Evet, görünür olma. Buradan devam etmek çok daha isabetli olacaktır.
İnsan neden görünür olmak ister ya da ister mi? Evet, insan görünür olmak
ister. “Ben de buradayım.”, “Bak ben de güzelim.” demek ister. Bu yüzden yeni
nesil başörtülü genç kızların makyajları ve giyim tarzları çok konuşulmaktadır.
Oysaki “tesettür” görünmemektir, dikkat çekmemektir. Fakat insanlar bu
tesettüre dünyevilik adına farklı yorumlar getirmiştir ve nihayetinde “benim
zaten içim temiz” diyerek işin içinden çıkmayı başarmışlardır. İnsanın daha da
materyalist hale geldiğini kanıtlayan en önemli vesikalardan biri de budur.
Arzuları bastırmak, arzuları yok etmek arzuyu ortaya çıkarmaktan daha
zor bir eylemdir. İslami literatürde nefis denilen şey aslında arzulardır. Tasavvufi
düşünceye göre nefis: Kulun kötü, beğenilmeyen, bayağı ve hayvânî arzuları,
huy ve fiilleri, kibir gazap, kin, haset, hırs, tahammülsüzlük, hasislik,
dedikodu, şehvet, ihtiras, hevâ vü heves gibi zaaflarının merkezidir. Kulun
zaaf merkezi denilen şey aslında insanın enerji merkezidir. Bir insana
duyduğumuz aşk, bir insana duyduğumuz cinsel istek ve arzu, bir insana
duyduğumuz sonsuz öfke benliğimizin bir parçasıdır. Ruhani temelli düşünceler
insanın nefsini köreltmesini arzulasalar da günümüzde bu pek mümkün değildir.

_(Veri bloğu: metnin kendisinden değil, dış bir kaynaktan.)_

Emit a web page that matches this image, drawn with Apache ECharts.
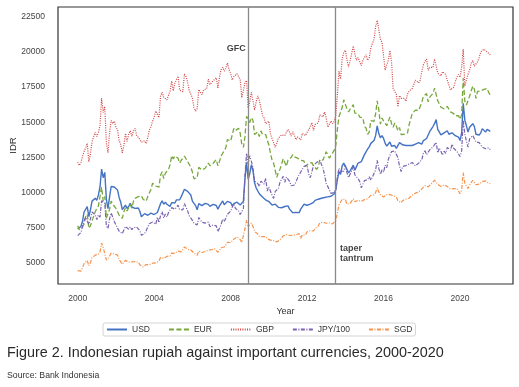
<!DOCTYPE html>
<html><head><meta charset="utf-8">
<script src="https://cdn.jsdelivr.net/npm/echarts@6/dist/echarts.min.js"></script>
<style>html,body{margin:0;padding:0;background:#fff}#c{width:519px;height:387px}</style>
</head><body><div id="c"></div>
<script>
// Monthly series, Jan 2000 - Aug 2021
const START_YEAR = 2000;
const usd = [
7425,7505,7590,7945,8620,8735,9000,8290,8780,9395,9530,9595,
9450,9835,10400,11675,11058,11440,9525,8865,9675,10435,10430,10400,
10320,10190,9655,9316,8785,8730,9108,8867,9015,9233,8976,8940,
8876,8905,8908,8675,8279,8285,8505,8535,8389,8495,8537,8465,
8441,8447,8587,8661,9210,9415,9168,9328,9170,9090,9018,9290,
9165,9260,9480,9570,9495,9713,9819,10240,10310,10090,10035,9830,
9395,9230,9075,8775,9220,9300,9070,9100,9235,9110,9165,9020,
9090,9160,9118,9083,8815,9054,9186,9410,9137,9103,9376,9419,
9291,9051,9217,9234,9318,9225,9118,9153,9378,10995,12151,10950,
11355,11980,11575,10713,10340,10225,9920,10060,9681,9545,9480,9400,
9365,9335,9115,9012,9180,9083,8952,9041,8924,8928,9013,8991,
9057,8823,8709,8574,8537,8597,8508,8578,8823,8835,9170,9068,
9100,9150,9180,9190,9300,9450,9480,9530,9580,9600,9620,9650,
9690,9700,9720,9740,9800,9900,10200,10900,11500,11300,11900,12100,
12200,11650,11400,11550,11600,11950,11600,11700,12100,12100,12200,12450,
12700,12900,13100,13250,13500,13550,13700,14050,14750,14200,13900,14050,
13850,13500,13300,13250,13600,13300,13200,13350,13150,13100,13550,13450,
13400,13350,13350,13300,13350,13350,13350,13350,13450,13550,13550,13550,
13450,13700,13750,13850,13950,14350,14450,14700,14900,15200,14500,14500,
14100,14050,14250,14200,14400,14150,14050,14250,14200,14050,14100,13950,
13700,14250,16350,15150,14750,14300,14650,14600,14900,14700,14150,14100,
14100,14250,14550,14450,14300,14500,14500,14350];
const eur = [
7650,7360,7290,7550,7760,8300,8460,7460,7640,7990,8100,8640,
8880,9050,9150,10390,9400,9720,8190,8070,8800,9390,9180,9260,
8880,8870,8400,8380,8170,8640,8930,8690,8920,9140,8890,9390,
9590,9620,9710,9720,9770,9530,9530,9390,9730,9850,10240,10670,
10550,10470,10560,10390,11240,11490,11000,11380,11370,11640,11990,12630,
12400,12600,12500,12450,12100,12300,12350,12600,12500,12200,12000,11800,
11460,10980,10980,11060,11800,11900,11610,11650,11730,11660,12100,11910,
11820,12090,12220,12350,11900,12220,12590,12800,12970,13200,13780,13750,
13660,13760,14560,14410,14440,14580,14220,13450,13220,13960,15430,15330,
14990,15330,15160,14140,14170,14320,13990,14390,14130,14130,14130,13720,
13390,12790,12300,12080,11570,11080,11460,11660,11690,12410,12350,11870,
12300,12400,12500,12700,12550,12500,12450,12450,12300,12250,12250,11850,
11740,12080,12120,12130,11900,11810,11660,11820,12360,12480,12310,12640,
12900,12900,12450,12650,12750,13000,13350,14500,15400,15350,16050,16600,
16590,15960,15730,15940,15890,16250,15660,15560,15610,15370,15250,15310,
14730,14580,14150,14310,15120,15180,15070,15600,16520,15900,14870,15310,
15100,14990,14760,15100,15370,14900,14650,14950,14730,14410,14630,14120,
14200,14150,14290,14230,14820,15220,15620,15750,15870,15850,15850,15990,
16410,16850,16910,17040,16460,16790,16910,17050,17430,17480,16530,16530,
16070,16020,15960,15900,16130,15990,15740,15820,15620,15460,15510,15480,
15210,15530,18150,16510,16230,16160,16850,17230,17580,17350,16700,17200,
17200,17240,17310,17340,17450,17400,17110,16930];
const gbp = [
12180,11930,12140,12550,12930,13190,13500,12190,12730,13620,13530,14300,
13990,14260,14770,16700,15700,16130,13530,12850,14220,15130,14910,15080,
14650,14470,13710,13420,12830,13360,14210,13650,14150,14400,14000,14390,
14560,14070,14070,13790,13580,13670,13690,13490,13930,14440,14680,15070,
15360,15800,15800,15330,16850,17140,16780,16700,16600,16730,17220,17930,
17230,17780,17920,18280,17280,17390,17180,18430,18250,17860,17260,17010,
16720,16060,15790,15970,17330,17210,16960,17290,17270,17400,18060,17680,
17820,17950,17960,18170,17450,18200,18740,18910,18640,18840,19220,18740,
18490,18010,18250,18280,18450,18360,18050,16750,16690,17810,17980,15990,
16460,17130,16550,15860,16440,16870,16570,16600,15490,15300,14900,15000,
15080,14190,13850,13790,13220,13530,13880,14010,14100,14200,14060,13940,
14490,14290,14020,14320,14090,13760,13950,13980,13760,14220,14210,14060,
14290,14460,14690,14980,14420,14840,14880,14960,15520,15460,15390,15740,
15310,14650,14770,15100,14900,15050,15500,16900,18630,18080,19520,19970,
20130,19460,18920,19400,19490,20430,19840,19420,19600,19480,19030,19420,
19300,19800,19400,19600,20300,20600,20900,21800,22250,21600,20900,20700,
19700,18700,19100,19400,20100,19300,17400,17300,17000,16100,16900,16700,
16600,16700,16500,17000,17200,17100,17400,17300,18000,17900,17800,18000,
18600,19100,19350,19500,18700,18900,18900,18900,19500,19600,18500,18400,
18300,18600,18700,18400,18000,17900,17300,17200,17500,17900,18200,18400,
18200,18900,20200,17600,18000,18400,18700,19200,19400,19000,18900,19300,
19600,20000,19900,20200,20300,20000,20100,19800];
const jpy100 = [
6940,6820,7160,7570,7980,8240,8260,7750,8130,8620,8660,8420,
8080,8410,8250,9420,9290,9230,7620,7450,8130,8550,8480,7940,
7700,7660,7260,7280,7080,7340,7590,7510,7390,7570,7360,7510,
7400,7550,7550,7290,6960,6900,7090,7290,7560,7790,7760,7910,
7960,7750,8260,7870,8370,8640,8190,8480,8260,8580,8760,8930,
8810,8820,8860,9110,8790,8750,8770,9230,9120,8700,8360,8330,
8030,7820,7690,7700,8230,8160,7890,7780,7830,7790,7900,7580,
7510,7700,7730,7630,7230,7360,7720,8110,7940,7920,8450,8410,
8680,8700,9220,8880,8870,8700,8440,8400,8850,11220,12790,12030,
12620,12220,11810,10820,10770,10650,10440,10820,10760,10610,11020,10110,
10410,10490,9800,9590,10090,10210,10290,10760,10620,11160,10730,11100,
11000,10800,10490,10580,10540,10750,11050,11140,11460,11330,11860,11890,
11970,11300,11060,11490,11920,11810,12150,12060,12280,12000,11730,11240,
10650,10430,10340,9940,9800,10000,10200,11120,11730,11530,11670,11520,
11960,11420,11070,11320,11370,11830,11260,11250,11000,10800,10340,10380,
10850,10750,10920,11130,10890,11110,11050,11610,12290,11740,11300,11610,
11450,11950,11770,12380,12250,12910,12940,12960,13020,12480,11890,11500,
11860,11920,11920,11980,12030,11920,12140,12140,11900,11990,12100,12000,
12340,12800,12970,12700,12570,13050,13020,13240,13180,13570,12830,13180,
12940,12660,12950,12790,13210,13100,13010,13440,13150,13010,12940,12800,
12570,12950,15140,14160,13660,13240,13820,13770,14060,14000,13600,13690,
13560,13440,13230,13260,13120,13060,13180,13050];
const sgd = [
4450,4360,4410,4650,4950,5050,5170,4790,5020,5370,5480,5550,
5460,5620,5780,6410,6110,6250,5200,5070,5470,5700,5670,5620,
5610,5570,5250,5150,4910,4960,5180,5070,5060,5190,5070,5170,
5100,5120,5060,4870,4790,4710,4830,4880,4850,4880,4910,4980,
4990,5000,5110,5130,5390,5470,5330,5420,5460,5480,5500,5700,
5590,5680,5750,5840,5720,5780,5920,6130,6100,5970,5900,5920,
5800,5700,5600,5550,5840,5890,5740,5800,5810,5840,5910,5900,
5940,5990,6000,5980,5760,5920,6080,6190,6130,6280,6470,6540,
6450,6420,6680,6790,6850,6780,6660,6450,6560,7430,8050,7600,
7520,7830,7610,7240,7130,7050,6890,6990,6870,6820,6870,6710,
6640,6620,6510,6580,6560,6490,6580,6650,6760,6920,6880,7020,
7080,6950,6910,6970,6880,6990,7090,7090,6740,7010,7050,6980,
7220,7320,7290,7410,7270,7440,7580,7620,7850,7870,7890,7910,
7820,7820,7840,7850,7780,7800,8030,8510,9130,9110,9520,9600,
9530,9170,9050,9240,9280,9560,9350,9360,9450,9450,9380,9430,
9500,9500,9560,9700,9800,9850,9850,10000,10350,10050,9850,9900,
9690,9640,9850,9890,9860,9850,9780,9820,9670,9420,9480,9280,
9440,9470,9540,9500,9600,9670,9820,9820,9960,9960,10040,10110,
10270,10380,10500,10490,10410,10550,10630,10730,10880,11010,10580,10660,
10440,10410,10560,10440,10430,10480,10260,10250,10290,10330,10290,10330,
9930,10180,11430,10670,10460,10290,10540,10660,10880,10810,10560,10680,
10600,10710,10780,10870,10830,10820,10660,10630];

const seriesNames = ['USD', 'EUR', 'GBP', 'JPY/100', 'SGD'];
const xTicks = [2000, 2004, 2008, 2012, 2016, 2020];
const yTicks = [5000, 7500, 10000, 12500, 15000, 17500, 20000, 22500];
const eventYears = [2008.92, 2013.48];
const annotationTexts = ['GFC', 'taper\ntantrum'];
const annotationValues = [20270, 5660];

const dates = usd.map((_, i) => START_YEAR + i / 12);
const pair = arr => arr.map((v, i) => [dates[i], v]);

const FONT = '"Liberation Sans", Arial, sans-serif';
const styles = [
  {color: '#4472c4', type: 'solid', width: 1.4},
  {color: '#77a83c', type: [5, 2.5], width: 1.3},
  {color: '#d04545', type: [1, 1.3], width: 1.2},
  {color: '#7a62b0', type: [4, 1.5, 1, 1.5], width: 1.2},
  {color: '#f7934c', type: [4, 1.5, 1, 1.5], width: 1.2}
];
const values = [usd, eur, gbp, jpy100, sgd];

const series = seriesNames.map((n, k) => ({
  name: n, type: 'line', data: pair(values[k]), symbol: 'none', showSymbol: false,
  lineStyle: styles[k], itemStyle: {color: styles[k].color}, silent: true, animation: false
}));
series[0].markLine = {
  symbol: 'none', silent: true, animation: false,
  label: {show: false},
  lineStyle: {color: '#8a8a8a', type: 'solid', width: 1.3},
  data: eventYears.map(x => ({xAxis: x}))
};
series.push({
  name: 'annotations', type: 'scatter', symbolSize: 1, silent: true, animation: false, z: 10,
  itemStyle: {color: 'rgba(0,0,0,0)'},
  data: eventYears.map((x, i) => ({
    value: [x, annotationValues[i]], txt: annotationTexts[i],
    label: {position: i === 0 ? 'left' : 'right', distance: i === 0 ? 2 : 4}
  })),
  label: {show: true, formatter: p => p.data.txt, fontWeight: 'bold', fontSize: 9,
          color: '#111', fontFamily: FONT, lineHeight: 10}
});

const plain = v => String(Math.round(v));

const chart = echarts.init(document.getElementById('c'), null, {renderer: 'canvas'});
chart.setOption({
  animation: false,
  backgroundColor: '#fff',
  textStyle: {fontFamily: FONT},
  title: [
    {text: 'Figure 2. Indonesian rupiah against important currencies, 2000-2020',
     left: 7, top: 346, padding: 0,
     textStyle: {fontSize: 14.4, fontWeight: 'normal', color: '#2a2a2a', fontFamily: FONT}},
    {text: 'Source: Bank Indonesia', left: 7, top: 371, padding: 0,
     textStyle: {fontSize: 8.7, fontWeight: 'normal', color: '#333', fontFamily: FONT}}
  ],
  legend: {
    data: seriesNames, left: 103, top: 323, itemWidth: 20, itemHeight: 8, itemGap: 18,
    padding: [2, 3, 2, 3], borderColor: '#d4d4d4', borderWidth: 1, borderRadius: 2,
    itemStyle: {opacity: 0, borderWidth: 0},
    textStyle: {fontSize: 8.5, color: '#333', fontFamily: FONT},
    selectedMode: false
  },
  grid: {left: 58, right: 6, top: 7, bottom: 103, show: true, borderColor: '#333', borderWidth: 1.2,
         containLabel: false, outerBoundsMode: 'none'},
  xAxis: {
    type: 'value', min: 1998.97, max: 2022.77,
    name: 'Year', nameLocation: 'middle', nameGap: 23, nameMoveOverlap: false,
    nameTextStyle: {fontSize: 9, color: '#333', fontFamily: FONT},
    axisLine: {show: false}, axisTick: {show: false}, splitLine: {show: false},
    axisLabel: {customValues: xTicks, formatter: plain, fontSize: 8.5, color: '#444', margin: 10, fontFamily: FONT}
  },
  yAxis: {
    type: 'value', min: 3500, max: 23200,
    name: 'IDR', nameLocation: 'middle', nameGap: 40, nameRotate: 90, nameMoveOverlap: false,
    nameTextStyle: {fontSize: 9.5, color: '#333', fontFamily: FONT},
    axisLine: {show: false}, axisTick: {show: false}, splitLine: {show: false},
    axisLabel: {customValues: yTicks, formatter: plain, fontSize: 8.5, color: '#444', margin: 13, fontFamily: FONT}
  },
  series: series
});
</script></body></html>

İnsan, günden güne nefsinin kölesidir. Hatta bir bakıma insan yaralarına meftun,
bastırdığı düşünceye aşıktır. İnsandan idraki kaldırmak mümkün değildir. Öyle
değilse öyle değildir.
Günümüzde bastırılmak istenen ne varsa daha kuvvetli ve kontrol edilmesi güç
bir şekilde ortaya çıkmakta, insanlığın bu zamana kadar geliştirdiği tüm dini ve
milli motifleri ezmektedir. Yani aile büyüklerimizin “gençlik nereye gidiyor”

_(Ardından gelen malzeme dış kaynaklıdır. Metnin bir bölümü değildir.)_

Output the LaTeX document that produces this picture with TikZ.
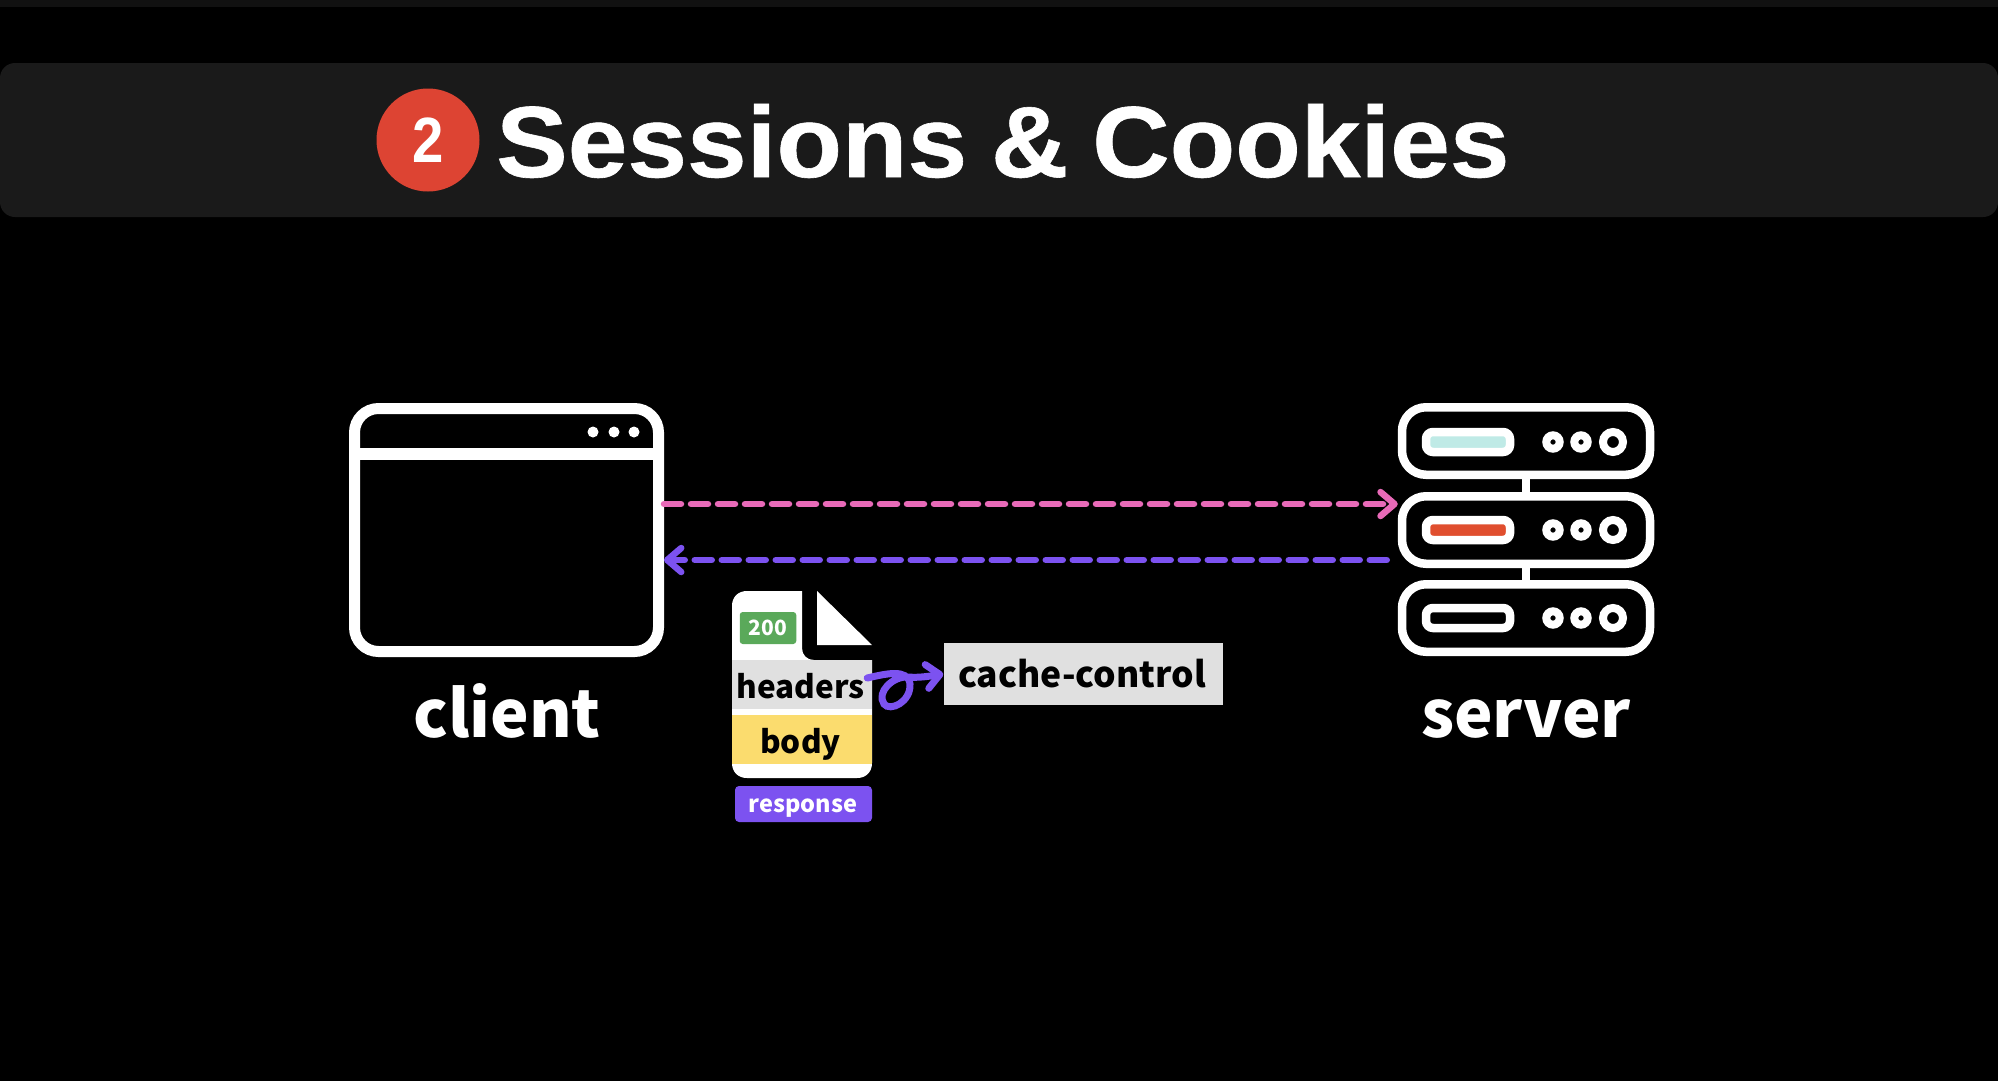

sorusu bunun üzerine bina edilmiştir. Asıl soru “Gençlik nereye gidiyor?” değil
“Gençlik nereye gitti?” olmalıdır. Gençliğin istikameti yaşamdır. Bu gençlik ki
içinden gürül gürül nehirler akar, kalbinden tatlı bir akşam güneşi çıkar. Kesinlikle
neşelidir ve alemcidir. Yani “vav kuşağı” değildir – ki "vav" diye bir kuşak
olması mümkün bile değildir. Çünkü dini ve milli değerler sistemi yok olmaya
doğru gitmektedir. Bunu engellemeye çalışmak fırtınalar içinde gemi yüzdürmeye
benzer. Şartlar ne olursa olsun her toplum kendi değerler sistemini yok edecek
ve yerine yeni şeyler koyacaktır. İnsanın tüm beklentisi artık bu dünyadadır.
Bu da çeşitli bunalımları ve umutsuzlukları beraberinde getirecektir. Çünkü
sonsuz huzur inançtan veya zenginlikten gelir. Öteki dünyaya inancın giderek
azaldığı, tüm mal ve hizmetlerin kapış kapış satıldığı günümüzde huzursuzluk
yeni sorun olacaktır. Çünkü artık gençliğin tüm beklentileri bu dünyadadır.